Personally, Sumrall is in favor of the concept of one full-time person to oversee both the association and parks and recreation.
“Neither one of those jobs, I think you could justify full-time for either one of them, with our growth right now,” he said. “If 10,000 people moved here overnight, then yeah, we could justify both of them.
“But with our current status, we couldn’t justify a full-time Main Street person and we couldn’t justify a full-time parks and recreation. So I think that one full-time position would be great; it would be a good, complimentary position for each job. Once the board decides which way they want to go with that, then we’ll go ahead with the advertising of the position.”
Sumrall said he has recently spoken with Tony Pflaum, president of the Sumrall Main Street Association, who also agreed with the idea of one full-time employee.
“Really, they go hand in hand,” Sumrall said. “When they do get the soccer field up and going, and they have tournaments, then that Main Street director could let all the businesses know, and plan for, an influx of people that would be coming in for tournaments or any other event that would be taking place recreation-wise.

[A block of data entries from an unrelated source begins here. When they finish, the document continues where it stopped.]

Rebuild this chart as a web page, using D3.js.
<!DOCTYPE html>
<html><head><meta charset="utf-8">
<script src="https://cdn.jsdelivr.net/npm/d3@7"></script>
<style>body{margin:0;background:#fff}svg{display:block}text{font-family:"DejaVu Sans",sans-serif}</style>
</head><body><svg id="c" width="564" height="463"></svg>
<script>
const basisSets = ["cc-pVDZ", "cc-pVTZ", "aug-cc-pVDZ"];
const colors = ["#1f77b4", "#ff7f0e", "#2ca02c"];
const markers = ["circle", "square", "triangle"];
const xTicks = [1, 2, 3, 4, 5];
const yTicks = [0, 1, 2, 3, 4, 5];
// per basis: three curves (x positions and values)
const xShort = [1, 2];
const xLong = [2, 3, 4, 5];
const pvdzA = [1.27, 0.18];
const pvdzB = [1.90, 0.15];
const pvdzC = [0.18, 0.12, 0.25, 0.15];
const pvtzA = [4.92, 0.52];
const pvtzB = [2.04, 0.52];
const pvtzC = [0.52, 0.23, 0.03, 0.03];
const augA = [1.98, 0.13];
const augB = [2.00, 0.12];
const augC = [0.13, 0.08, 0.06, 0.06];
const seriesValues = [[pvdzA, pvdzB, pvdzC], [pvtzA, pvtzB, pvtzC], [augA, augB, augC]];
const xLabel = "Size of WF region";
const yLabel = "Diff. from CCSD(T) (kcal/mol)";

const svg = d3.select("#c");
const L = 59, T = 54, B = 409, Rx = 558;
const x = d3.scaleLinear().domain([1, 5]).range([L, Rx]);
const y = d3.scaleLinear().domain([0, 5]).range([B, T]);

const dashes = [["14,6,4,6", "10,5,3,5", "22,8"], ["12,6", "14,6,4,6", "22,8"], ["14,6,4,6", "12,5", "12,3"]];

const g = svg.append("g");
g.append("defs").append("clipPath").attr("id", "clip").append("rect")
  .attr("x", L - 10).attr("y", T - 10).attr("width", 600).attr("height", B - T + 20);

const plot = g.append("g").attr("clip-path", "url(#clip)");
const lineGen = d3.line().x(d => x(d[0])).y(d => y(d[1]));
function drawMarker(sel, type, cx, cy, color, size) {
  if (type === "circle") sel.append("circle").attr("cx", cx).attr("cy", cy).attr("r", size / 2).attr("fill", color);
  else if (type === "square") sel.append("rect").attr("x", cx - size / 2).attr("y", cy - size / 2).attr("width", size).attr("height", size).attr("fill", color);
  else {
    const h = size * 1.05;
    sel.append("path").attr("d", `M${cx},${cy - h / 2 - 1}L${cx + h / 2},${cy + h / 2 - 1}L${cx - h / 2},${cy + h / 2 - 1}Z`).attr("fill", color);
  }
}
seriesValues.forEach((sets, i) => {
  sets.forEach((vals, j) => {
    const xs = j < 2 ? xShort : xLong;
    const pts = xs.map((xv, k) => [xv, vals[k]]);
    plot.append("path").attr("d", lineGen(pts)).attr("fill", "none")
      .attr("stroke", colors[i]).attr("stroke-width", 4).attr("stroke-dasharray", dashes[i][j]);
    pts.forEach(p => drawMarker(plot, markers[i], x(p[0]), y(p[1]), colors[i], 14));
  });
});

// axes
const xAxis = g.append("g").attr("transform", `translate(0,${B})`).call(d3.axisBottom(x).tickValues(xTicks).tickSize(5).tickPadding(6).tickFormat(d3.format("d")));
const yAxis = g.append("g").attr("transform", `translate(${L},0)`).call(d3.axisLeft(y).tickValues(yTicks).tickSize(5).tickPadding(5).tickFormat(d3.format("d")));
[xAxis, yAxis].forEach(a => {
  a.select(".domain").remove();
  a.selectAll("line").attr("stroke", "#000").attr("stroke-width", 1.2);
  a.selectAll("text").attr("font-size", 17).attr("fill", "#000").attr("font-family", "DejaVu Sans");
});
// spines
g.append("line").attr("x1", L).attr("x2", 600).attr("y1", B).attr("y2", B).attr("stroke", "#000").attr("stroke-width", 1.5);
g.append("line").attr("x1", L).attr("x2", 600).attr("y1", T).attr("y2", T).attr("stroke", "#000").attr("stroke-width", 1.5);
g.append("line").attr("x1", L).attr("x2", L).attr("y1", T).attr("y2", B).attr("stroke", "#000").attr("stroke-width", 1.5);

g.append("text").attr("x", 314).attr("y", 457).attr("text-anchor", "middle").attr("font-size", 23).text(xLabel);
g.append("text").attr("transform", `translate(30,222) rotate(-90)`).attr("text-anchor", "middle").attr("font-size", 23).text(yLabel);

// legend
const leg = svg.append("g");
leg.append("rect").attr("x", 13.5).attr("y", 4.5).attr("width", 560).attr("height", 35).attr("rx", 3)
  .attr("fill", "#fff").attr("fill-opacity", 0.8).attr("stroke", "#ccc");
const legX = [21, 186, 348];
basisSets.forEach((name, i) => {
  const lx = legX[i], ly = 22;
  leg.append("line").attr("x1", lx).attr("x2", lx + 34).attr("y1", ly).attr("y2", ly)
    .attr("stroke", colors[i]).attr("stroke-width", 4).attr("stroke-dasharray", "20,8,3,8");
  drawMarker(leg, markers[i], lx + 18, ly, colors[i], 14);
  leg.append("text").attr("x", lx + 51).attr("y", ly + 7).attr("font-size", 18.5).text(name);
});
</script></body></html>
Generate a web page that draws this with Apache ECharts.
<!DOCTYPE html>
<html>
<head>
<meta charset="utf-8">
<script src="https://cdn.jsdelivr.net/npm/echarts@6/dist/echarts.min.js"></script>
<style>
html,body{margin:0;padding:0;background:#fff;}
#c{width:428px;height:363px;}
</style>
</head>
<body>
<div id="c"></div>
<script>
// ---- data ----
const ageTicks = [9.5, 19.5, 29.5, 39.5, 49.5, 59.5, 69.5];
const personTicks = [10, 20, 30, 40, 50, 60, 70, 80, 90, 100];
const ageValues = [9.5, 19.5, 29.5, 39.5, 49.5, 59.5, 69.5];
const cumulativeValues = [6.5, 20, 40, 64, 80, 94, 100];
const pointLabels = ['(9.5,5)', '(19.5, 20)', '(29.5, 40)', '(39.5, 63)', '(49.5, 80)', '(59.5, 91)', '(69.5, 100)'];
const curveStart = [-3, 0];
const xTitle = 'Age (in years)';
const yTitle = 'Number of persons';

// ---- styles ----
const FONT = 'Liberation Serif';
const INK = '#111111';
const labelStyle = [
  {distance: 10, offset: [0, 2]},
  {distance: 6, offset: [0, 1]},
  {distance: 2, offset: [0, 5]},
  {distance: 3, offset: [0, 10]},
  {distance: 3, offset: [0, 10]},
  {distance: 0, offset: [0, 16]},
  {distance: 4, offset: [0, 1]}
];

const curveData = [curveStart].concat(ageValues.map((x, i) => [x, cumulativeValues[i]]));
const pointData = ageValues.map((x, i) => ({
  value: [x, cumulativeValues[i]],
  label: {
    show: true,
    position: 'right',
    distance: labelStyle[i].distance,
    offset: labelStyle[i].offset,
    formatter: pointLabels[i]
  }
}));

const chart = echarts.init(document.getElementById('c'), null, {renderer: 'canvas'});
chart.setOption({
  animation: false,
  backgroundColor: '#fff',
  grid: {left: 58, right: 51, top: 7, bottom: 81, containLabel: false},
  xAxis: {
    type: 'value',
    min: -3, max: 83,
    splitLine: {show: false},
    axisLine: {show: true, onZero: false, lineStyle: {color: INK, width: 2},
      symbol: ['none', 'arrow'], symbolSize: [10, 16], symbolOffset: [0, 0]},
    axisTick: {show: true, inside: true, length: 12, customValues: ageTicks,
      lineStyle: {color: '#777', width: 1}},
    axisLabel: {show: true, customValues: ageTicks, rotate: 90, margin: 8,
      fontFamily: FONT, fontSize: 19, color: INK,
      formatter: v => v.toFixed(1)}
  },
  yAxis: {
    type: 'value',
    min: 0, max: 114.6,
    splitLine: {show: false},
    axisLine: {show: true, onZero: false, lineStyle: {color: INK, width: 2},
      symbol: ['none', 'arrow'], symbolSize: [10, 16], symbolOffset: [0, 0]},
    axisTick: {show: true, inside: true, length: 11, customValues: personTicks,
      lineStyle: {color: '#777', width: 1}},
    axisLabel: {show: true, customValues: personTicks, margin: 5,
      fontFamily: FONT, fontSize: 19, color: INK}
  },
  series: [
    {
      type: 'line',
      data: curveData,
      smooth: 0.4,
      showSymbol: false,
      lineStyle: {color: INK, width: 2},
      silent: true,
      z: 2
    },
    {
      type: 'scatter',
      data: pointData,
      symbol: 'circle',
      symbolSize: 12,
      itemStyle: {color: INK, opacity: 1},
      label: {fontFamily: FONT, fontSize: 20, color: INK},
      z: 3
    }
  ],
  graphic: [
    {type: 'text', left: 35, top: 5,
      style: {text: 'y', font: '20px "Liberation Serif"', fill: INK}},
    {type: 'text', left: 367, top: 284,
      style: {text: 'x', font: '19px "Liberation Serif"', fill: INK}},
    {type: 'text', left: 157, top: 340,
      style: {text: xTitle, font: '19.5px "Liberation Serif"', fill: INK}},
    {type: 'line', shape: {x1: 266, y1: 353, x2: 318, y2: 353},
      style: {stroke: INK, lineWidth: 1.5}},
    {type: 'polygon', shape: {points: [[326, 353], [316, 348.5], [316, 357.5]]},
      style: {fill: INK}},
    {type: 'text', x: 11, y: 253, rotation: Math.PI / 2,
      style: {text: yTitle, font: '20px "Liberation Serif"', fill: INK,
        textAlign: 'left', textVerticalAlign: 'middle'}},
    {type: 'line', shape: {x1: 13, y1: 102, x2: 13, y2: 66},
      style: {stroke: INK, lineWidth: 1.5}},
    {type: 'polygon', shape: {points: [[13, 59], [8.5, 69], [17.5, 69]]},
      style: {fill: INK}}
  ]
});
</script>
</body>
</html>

“I think it’d be a good for one person to have that position, so they could coordinate with both sides. Of course, the best money-saving effort would be to hire two part-time people, because then we wouldn’t have to pay benefits and everything like on a full-time package.”
Over the past few months, the soccer field has been plagued by drainage issues, particularly from the steady rain that fell throughout January.
During a “State of the Town” meeting that month, Sumrall said dirt had been recently installed at the site, but the work on that measure was done far too quickly.
That, coupled with the rain, had caused the dirt to settle in an improper fashion.
Sumrall is currently working on a committee that will help draw up some use agreements between the town, the schools and the soccer league, as there is more than one group interesting in using the soccer field.
The mayor hopes to fill the committee with some people that are involved in soccer, as well as some that are not, so as to balance out viewpoints.
“That way they can see it from both sides,” he said. “If we get everybody on the committee who has a kid playing soccer, they won’t listen to reason from the city side; they’re just going to be biased to help the soccer league.
“We’ve got to look at the maintenance of a field, and it’s coming out of the city’s tax money. That’s something I’ve got to consider when we do the budget, because we don’t have the money to support something like that (right now).”
Sumrall was designated a Mississippi Main Street community in February 2020. There are more than 50 businesses in the Main Street historic commercial district.
The town has a population of just under 2,000.